The Pedal-to-the-Metal, Totally Illegal, Cross-Country Sprint for Glory

Friday, November 2nd, 2007

The Pedal-to-the-Metal, Totally Illegal, Cross-Country Sprint for Glory is “feloniously stupid” — and pretty cool, at least to your inner 14-year-old:

Most people remember The Cannonball Run as a campy ’80s road comedy featuring, among others, Roger Moore, Dom DeLuise, and Farrah Fawcett. But to gearheads, the Cannonball Run is the original outlaw cross-country road race, organized by legendary Car and Driver writer Brock Yates. Entrants drove everything from cheap beaters to high-priced tweakers, but all had an appetite for white lines, black tar, and speed.

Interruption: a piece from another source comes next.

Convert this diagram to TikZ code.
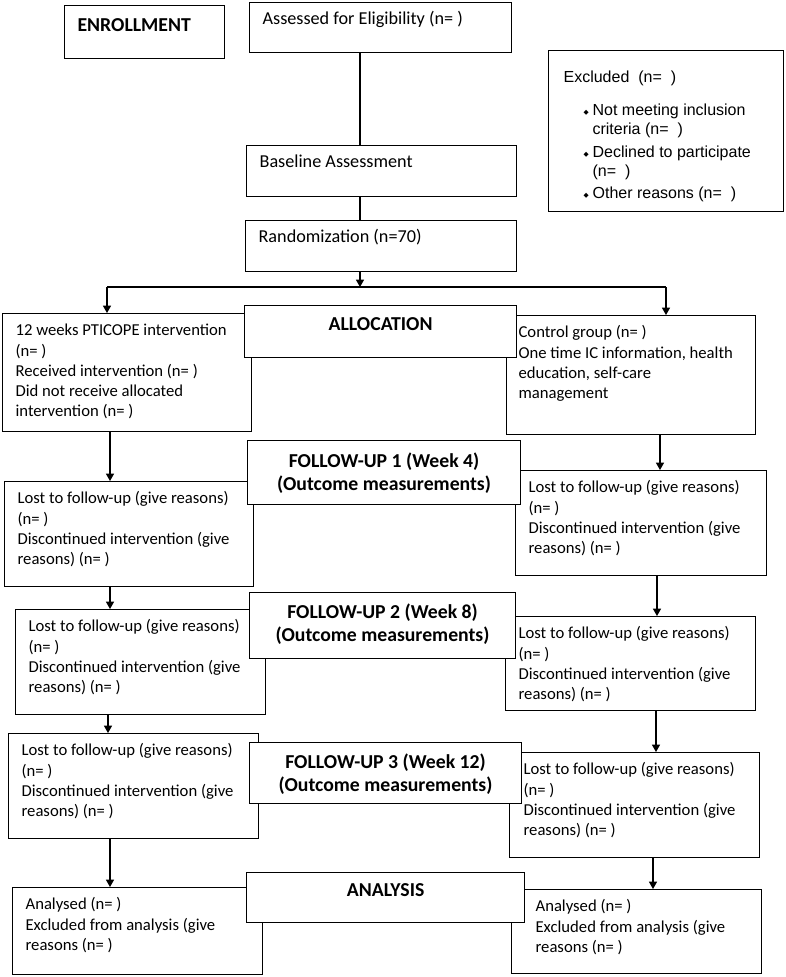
\documentclass[tikz,border=0pt]{standalone}
\usepackage{fontspec}
\setmainfont{Carlito}
\newfontfamily\arialfont{Liberation Sans}
\newfontfamily\symfont{DejaVu Sans}
\usetikzlibrary{arrows.meta}

\newlength{\px}
\setlength{\px}{0.75pt}

% box contents: width, height, left pad, top pad, text
\newcommand{\lefttext}[5]{\parbox[c][#2\px][t]{#1\px}{\vspace*{#4\px}\raggedright\leftskip=#3\px\strut#5}}
\newcommand{\midtext}[4]{\parbox[c][#2\px][t]{#1\px}{\vspace*{#3\px}\centering\strut#4}}
\newcommand{\bul}{\makebox[9\px][l]{\raisebox{1.2pt}{\symfont\fontsize{5}{5}\selectfont ◆}}}

\tikzset{
	box/.style={draw, line width=0.9pt, fill=white, inner sep=0pt, anchor=north west, font=\fontsize{12.5}{15.2}\selectfont},
	bigbox/.style={box, font=\fontsize{13.65}{15.2}\selectfont},
	stage/.style={box, font=\fontsize{14.8}{17.25}\selectfont\bfseries},
	link/.style={line width=0.9pt},
	arr/.style={line width=0.9pt, -{Triangle[length=5.5pt,width=6pt]}}
}

\begin{document}
\begin{tikzpicture}[x=\px, y=-\px]
	\fill[white] (0,0) rectangle (785,977);
	\useasboundingbox (0,0) rectangle (785,977);

	% enrollment
	\node[stage] (enroll) at (64,5) {\lefttext{160}{53}{13}{10}{ENROLLMENT}};
	\node[bigbox] (assess) at (249,2) {\lefttext{262}{50}{13}{8}{Assessed for Eligibility (n= )}};
	\node[box, font=\arialfont\fontsize{12}{14.25}\selectfont] (excl) at (548,50) {\lefttext{235}{161}{15}{19}{Excluded\ \ (n=\ \ )\\[14\px]
		\hspace*{20\px}\bul Not meeting inclusion\\
		\hspace*{29\px}criteria (n=\ \ )\\[4\px]
		\hspace*{20\px}\bul Declined to participate\\
		\hspace*{29\px}(n=\ \ )\\[3\px]
		\hspace*{20\px}\bul Other reasons (n=\ \ )}};
	\node[bigbox] (base) at (246,145) {\lefttext{270}{51}{13}{8}{Baseline Assessment}};
	\node[bigbox] (rand) at (245,220) {\lefttext{271}{51}{13}{8}{Randomization (n=70)}};

	% two arms
	\node[box] (lb1) at (2,313) {\lefttext{249}{118}{13}{8}{12 weeks PTICOPE intervention\\(n= )\\Received intervention (n= )\\Did not receive allocated\\intervention (n= )}};
	\node[box] (rb1) at (506,315) {\lefttext{249}{119}{12}{8}{Control group (n= )\\One time IC information, health\\education, self-care\\management}};
	\node[box] (lb2) at (4,481) {\lefttext{249}{105}{13}{8}{Lost to follow-up (give reasons)\\(n= )\\Discontinued intervention (give\\reasons) (n= )}};
	\node[box] (rb2) at (515,470) {\lefttext{251}{105}{13}{8}{Lost to follow-up (give reasons)\\(n= )\\Discontinued intervention (give\\reasons) (n= )}};
	\node[box] (lb3) at (15,609) {\lefttext{250}{105}{13}{8}{Lost to follow-up (give reasons)\\(n= )\\Discontinued intervention (give\\reasons) (n= )}};
	\node[box] (rb3) at (505,616) {\lefttext{250}{94}{13}{8}{Lost to follow-up (give reasons)\\(n= )\\Discontinued intervention (give\\reasons) (n= )}};
	\node[box] (lb4) at (8,733) {\lefttext{250}{105}{13}{8}{Lost to follow-up (give reasons)\\(n= )\\Discontinued intervention (give\\reasons) (n= )}};
	\node[box] (rb4) at (509,752) {\lefttext{250}{105}{14}{8}{Lost to follow-up (give reasons)\\(n= )\\Discontinued intervention (give\\reasons) (n= )}};
	\node[box] (lb5) at (12,887) {\lefttext{250}{87}{13}{8}{Analysed (n= )\\Excluded from analysis (give\\reasons (n= )}};
	\node[box] (rb5) at (511,889) {\lefttext{250}{84}{24}{8}{Analysed (n= )\\Excluded from analysis (give\\reasons (n= )}};

	% stage labels, on top of the arms
	\node[stage] (alloc) at (244,305) {\midtext{272}{52}{9}{ALLOCATION}};
	\node[stage] (fu1) at (247,440) {\midtext{273}{64}{11}{FOLLOW-UP 1 (Week 4)\\(Outcome measurements)}};
	\node[stage] (fu2) at (249,592) {\midtext{266}{66}{10}{FOLLOW-UP 2 (Week 8)\\(Outcome measurements)}};
	\node[stage] (fu3) at (249,742) {\midtext{272}{61}{10}{FOLLOW-UP 3 (Week 12)\\(Outcome measurements)}};
	\node[stage] (anal) at (246,872) {\midtext{278}{50}{8}{ANALYSIS}};

	% connectors
	\coordinate (split) at (360,287);
	\coordinate (lsplit) at (107,287);
	\coordinate (rsplit) at (666,287);
	\draw[link] (assess.south -| split) -- (base.north -| split);
	\draw[link] (base.south -| split) -- (rand.north -| split);
	\draw[arr] (rand.south -| split) -- (split);
	\draw[link] (lsplit) -- (rsplit);
	\draw[arr] (lsplit) -- (lsplit |- lb1.north);
	\draw[arr] (rsplit) -- (rsplit |- rb1.north);

	\draw[arr] (lb1.south -| 110,0) -- (lb2.north -| 110,0);
	\draw[arr] (lb2.south -| 110,0) -- (lb3.north -| 110,0);
	\draw[arr] (lb3.south -| 108,0) -- (lb4.north -| 108,0);
	\draw[arr] (lb4.south -| 110,0) -- (lb5.north -| 110,0);
	\draw[arr] (rb1.south -| 660,0) -- (rb2.north -| 660,0);
	\draw[arr] (rb2.south -| 657,0) -- (rb3.north -| 657,0);
	\draw[arr] (rb3.south -| 656,0) -- (rb4.north -| 656,0);
	\draw[arr] (rb4.south -| 653,0) -- (rb5.north -| 653,0);
\end{tikzpicture}
\end{document}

Officially known as the Cannonball Baker Sea-to-Shining-Sea Memorial Trophy Dash (and later as the US Express race) the race set the standard for outlaw driving. This was uniquely American car culture — free and fun and fast. And nobody was faster than Diem and Turner, who hammered their 308 Ferrari from a garage on Manhattan’s Upper East Side to Newport Beach, California, in an unthinkable 32 hours and 7 minutes.

According to Yates and his fellow Cannonballers, trying to beat that record today is pointless. Their argument goes something like this: Cannonball records were set back when the free-wheelin’ ’70s hooked up with the greed-is-good ’80s for fat lines of cocaine and unprotected sex. But these, brother, are Patriot Act days — executive-privilege end times in which no rogue deed goes untracked, no E-ZPass unlogged, no roaming cell phone unmonitored by perihelion satellite. Big Brother is definitely watching. Big Speed, the old Cannonballers say, is a quaint, 20th-century idea, like pay phones or print magazines.

But nobody had telexed Roy or his new filmmaker pal, Welles, the memo on this one. Once again, Roy put his formula in motion. First, he planned for weeks. Then, with his high school friend Jon Goodrich as copilot and cameraman James Petersmeyer tucked in the backseat, Roy left Manhattan’s Classic Car Club on December 16, 2005, and drove west, fast. They arrived at the Santa Monica Pier in California bleary-eyed, exhausted, and frightened — and two hours and 39 minutes shy of the record.